Much of what I have said above has been borne out by events. On 30 August NATO aircraft began bombing Bosnian Serb positions and the Rapid Reaction Force artillery was brought into action around Sarajevo. U.N. peacekeeping became peace enforcement, with NATO firmly in charge of the military assets necessary for enforcement and, to all intents and purposes, the related decision-making processes. As some would say, the "Mogadishu Line" was crossed for the second time in two years. The impartiality and objectivity normally associated with U.N. peacekeeping became a dead letter.

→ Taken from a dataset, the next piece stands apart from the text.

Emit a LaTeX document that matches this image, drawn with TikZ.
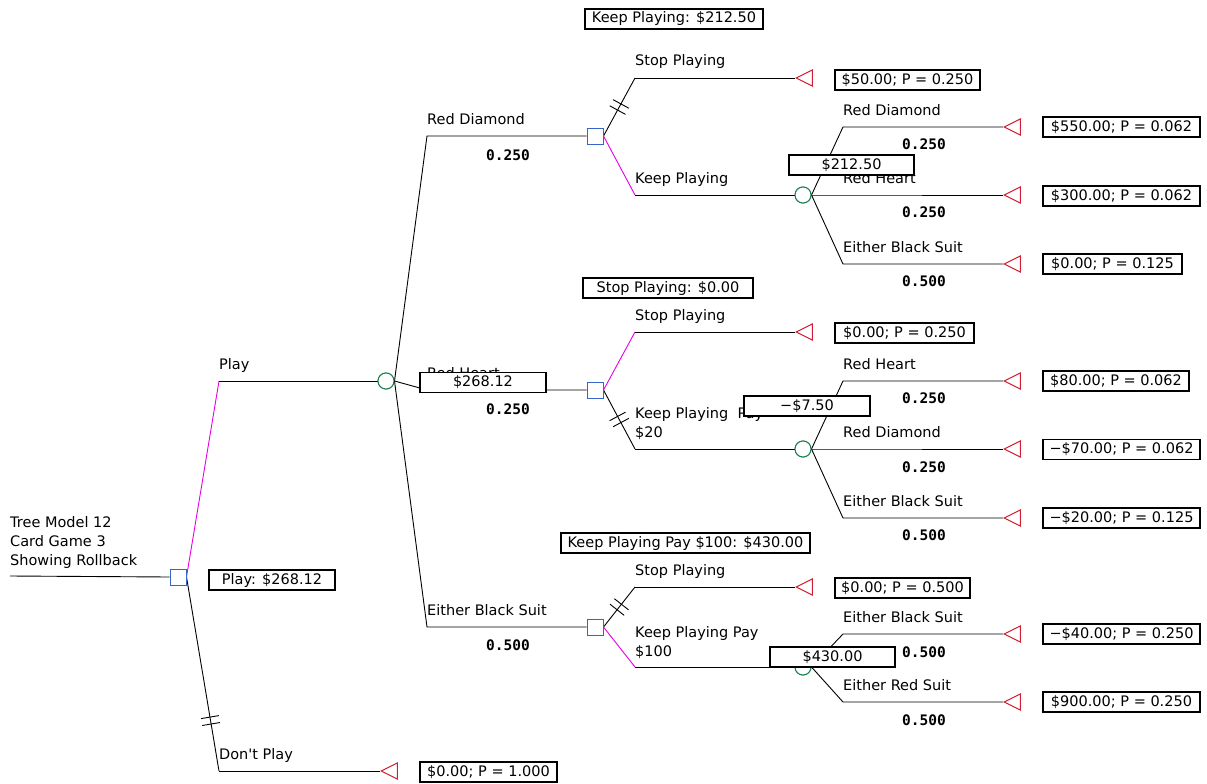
\documentclass[tikz,border=0pt]{standalone}
\usepackage{fontspec}
\setmainfont{DejaVu Sans}[Ligatures=TeXOff]
\newfontfamily\probfont{DejaVu Sans Mono}
\usetikzlibrary{shapes.geometric,decorations.markings}
\definecolor{decblue}{RGB}{55,100,200}
\definecolor{chgreen}{RGB}{30,130,80}
\definecolor{termred}{RGB}{210,30,50}
\definecolor{optmag}{RGB}{230,0,230}
\tikzset{
  dec/.style={rectangle,draw=decblue,fill=white,line width=1pt,minimum size=16pt,inner sep=0pt},
  chn/.style={circle,draw=chgreen,fill=white,line width=1pt,minimum size=16pt,inner sep=0pt},
  term/.style={isosceles triangle,isosceles triangle stretches,shape border rotate=180,draw=termred,line width=1pt,minimum width=16pt,minimum height=16pt,inner sep=0pt,anchor=apex},
  br/.style={line width=0.9pt,black},
  opt/.style={line width=0.9pt,optmag},
  lbl/.style={anchor=base west,inner sep=0pt,font=\fontsize{14.5}{19}\selectfont,align=left},
  prob/.style={anchor=base,inner sep=0pt,font=\probfont\bfseries\fontsize{14.5}{17}\selectfont},
  valbox/.style={draw=black,fill=white,line width=1.1pt,inner sep=0pt,minimum height=20pt,font=\fontsize{14.5}{17}\selectfont},
  dblhash/.style={postaction={decorate,decoration={markings,mark=at position #1 with {\draw[black,line width=0.9pt] (-3.5pt,-9pt)--(-3.5pt,9pt) (3.5pt,-9pt)--(3.5pt,9pt);}}}}
}
\begin{document}
\begin{tikzpicture}[x=1pt,y=-1pt]
\useasboundingbox (0,0) rectangle (1207,784);
% nodes
\node[dec] (d0) at (178,577) {};
\node[chn] (c1) at (386,381) {};
\node[dec] (dA) at (595,136) {};
\node[dec] (dB) at (595,390) {};
\node[dec] (dC) at (595,627) {};
\node[chn] (cA) at (803,195) {};
\node[chn] (cB) at (803,449) {};
\node[chn] (cC) at (803,667) {};
\node[term] (t0) at (380,771) {};
\node[term] (tA0) at (795,78) {};
\node[term] (tB0) at (795,332) {};
\node[term] (tC0) at (795,587) {};
\node[term] (tA1) at (1003,127) {};
\node[term] (tA2) at (1003,195) {};
\node[term] (tA3) at (1003,264) {};
\node[term] (tB1) at (1003,381) {};
\node[term] (tB2) at (1003,449) {};
\node[term] (tB3) at (1003,518) {};
\node[term] (tC1) at (1003,634) {};
\node[term] (tC2) at (1003,702) {};
% corners
\coordinate (root) at (10,576);
\coordinate (kPlay) at (219,381);
\coordinate (kDont) at (219,771);
\coordinate (k1) at (427,136);
\coordinate (k2) at (427,390);
\coordinate (k3) at (427,627);
\coordinate (kA0) at (635,78);
\coordinate (kA1) at (635,195);
\coordinate (kB0) at (635,332);
\coordinate (kB1) at (635,449);
\coordinate (kC0) at (635,587);
\coordinate (kC1) at (635,667);
\coordinate (mA1) at (843,127);
\coordinate (mA2) at (843,195);
\coordinate (mA3) at (843,264);
\coordinate (mB1) at (843,381);
\coordinate (mB2) at (843,449);
\coordinate (mB3) at (843,518);
\coordinate (mC1) at (843,634);
\coordinate (mC2) at (843,702);
% connectors
\draw[br] (root) -- (d0.west);
\draw[opt] (d0.east) -- (kPlay);
\draw[br] (kPlay) -- (c1.west);
\draw[br,dblhash=0.74] (d0.east) -- (kDont);
\draw[br] (kDont) -- (t0.apex);
\draw[br] (c1.east) -- (k1) -- (dA.west);
\draw[br] (c1.east) -- (k2) -- (dB.west);
\draw[br] (c1.east) -- (k3) -- (dC.west);
\draw[br,dblhash=0.5] (dA.east) -- (kA0);
\draw[br] (kA0) -- (tA0.apex);
\draw[opt] (dA.east) -- (kA1);
\draw[br] (kA1) -- (cA.west);
\draw[opt] (dB.east) -- (kB0);
\draw[br] (kB0) -- (tB0.apex);
\draw[br,dblhash=0.5] (dB.east) -- (kB1);
\draw[br] (kB1) -- (cB.west);
\draw[br,dblhash=0.5] (dC.east) -- (kC0);
\draw[br] (kC0) -- (tC0.apex);
\draw[opt] (dC.east) -- (kC1);
\draw[br] (kC1) -- (cC.west);
\draw[br] (cA.east) -- (mA1) -- (tA1.apex);
\draw[br] (cA.east) -- (mA2) -- (tA2.apex);
\draw[br] (cA.east) -- (mA3) -- (tA3.apex);
\draw[br] (cB.east) -- (mB1) -- (tB1.apex);
\draw[br] (cB.east) -- (mB2) -- (tB2.apex);
\draw[br] (cB.east) -- (mB3) -- (tB3.apex);
\draw[br] (cC.east) -- (mC1) -- (tC1.apex);
\draw[br] (cC.east) -- (mC2) -- (tC2.apex);
% redraw nodes on top of lines
\foreach \n in {d0,dA,dB,dC} {\node[dec] at (\n) {};}
\foreach \n in {c1,cA,cB,cC} {\node[chn] at (\n) {};}
% labels
\node[lbl] (title) at (10,565) {Tree Model 12\\Card Game 3\\Showing Rollback};
\node[lbl] (lPlay) at (219,369) {Play};
\node[lbl] (lDont) at (219,759) {Don't Play};
\node[lbl] (l1) at (427,124) {Red Diamond};
\node[lbl] (l2) at (427,378) {Red Heart};
\node[lbl] (l3) at (427,615) {Either Black Suit};
\node[prob] (p1) at (508,160) {0.250};
\node[prob] (p2) at (508,414) {0.250};
\node[prob] (p3) at (508,650) {0.500};
\node[lbl] (lA0) at (635,66) {Stop Playing};
\node[lbl] (lA1) at (635,183) {Keep Playing};
\node[lbl] (lB0) at (635,320) {Stop Playing};
\node[lbl] (lB1) at (635,437) {Keep Playing\ \ Pay\\\$20};
\node[lbl] (lC0) at (635,575) {Stop Playing};
\node[lbl] (lC1) at (635,656) {Keep Playing Pay\\\$100};
\node[lbl] (lmA1) at (843,115) {Red Diamond};
\node[lbl] (lmA2) at (843,183) {Red Heart};
\node[lbl] (lmA3) at (843,252) {Either Black Suit};
\node[lbl] (lmB1) at (843,369) {Red Heart};
\node[lbl] (lmB2) at (843,437) {Red Diamond};
\node[lbl] (lmB3) at (843,506) {Either Black Suit};
\node[lbl] (lmC1) at (843,622) {Either Black Suit};
\node[lbl] (lmC2) at (843,690) {Either Red Suit};
\node[prob] (pA1) at (924,149) {0.250};
\node[prob] (pA2) at (924,217) {0.250};
\node[prob] (pA3) at (924,286) {0.500};
\node[prob] (pB1) at (924,403) {0.250};
\node[prob] (pB2) at (924,472) {0.250};
\node[prob] (pB3) at (924,540) {0.500};
\node[prob] (pC1) at (924,657) {0.500};
\node[prob] (pC2) at (924,725) {0.500};
% value boxes
\node[valbox,minimum width=126pt] (vPlay) at (272,580) {Play: \$268.12};
\node[valbox,minimum width=137pt] (v0) at (488.5,772) {\$0.00; P = 1.000};
\node[valbox,minimum width=178pt] (vA) at (674,19) {Keep Playing: \$212.50};
\node[valbox,minimum width=170pt] (vB) at (668,288) {Stop Playing: \$0.00};
\node[valbox,minimum width=249pt] (vC) at (685.5,543) {Keep Playing Pay \$100: \$430.00};
\node[valbox,minimum width=126pt] (vc1) at (483,382.5) {\$268.12};
\node[valbox,minimum width=125pt] (vcA) at (851.5,165) {\$212.50};
\node[valbox,minimum width=126pt] (vcB) at (807,406) {−\$7.50};
\node[valbox,minimum width=125pt] (vcC) at (832.5,657) {\$430.00};
\node[valbox,minimum width=145pt] (vA0) at (907.5,80) {\$50.00; P = 0.250};
\node[valbox,minimum width=139pt] (vB0) at (904.5,333) {\$0.00; P = 0.250};
\node[valbox,minimum width=135pt] (vC0) at (902.5,588) {\$0.00; P = 0.500};
\node[valbox,minimum width=157pt] (vA1) at (1121.5,127) {\$550.00; P = 0.062};
\node[valbox,minimum width=157pt] (vA2) at (1121.5,196) {\$300.00; P = 0.062};
\node[valbox,minimum width=139pt] (vA3) at (1112.5,264) {\$0.00; P = 0.125};
\node[valbox,minimum width=146pt] (vB1) at (1116,381) {\$80.00; P = 0.062};
\node[valbox,minimum width=157pt] (vB2) at (1121.5,449.5) {−\$70.00; P = 0.062};
\node[valbox,minimum width=157pt] (vB3) at (1121.5,518) {−\$20.00; P = 0.125};
\node[valbox,minimum width=157pt] (vC1) at (1121.5,634) {−\$40.00; P = 0.250};
\node[valbox,minimum width=157pt] (vC2) at (1121.5,702) {\$900.00; P = 0.250};
\end{tikzpicture}
\end{document}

I do not deny the concept that force is often a valuable tool of diplomacy; it is who should use that force and in whose name that is in question.

At the same time as force was being used, energetic U.S.-led peace efforts were being conducted that will hopefully result in a peace agreement--an outcome that all should welcome. To ensure that that agreement will stick and become an enduring settlement, the proposals at this time of writing are for a NATO-led peace implementation force, acting under Chapter VII of the U.N. Charter, to replace UNPROFOR. The concept of peace implementation, which implies a readiness to use military force in the event of breaches to the peace, is one--it seems to me-- that is more appropriate to NATO than traditional peacekeeping. Whether it works remains to be seen.

This Balkan war has produced many unintended consequences and paradoxes. One of them has been that a U.N. peacekeeping force, lightly armed and with a mandate to be impartial, has been required to operate in a war theatre and told to stay there until the conflict is over, then a NATO-led force with war-fighting capabilities will come in to replace it to police the peace. Surely it should have been the other way around--but then again, it is a strange world.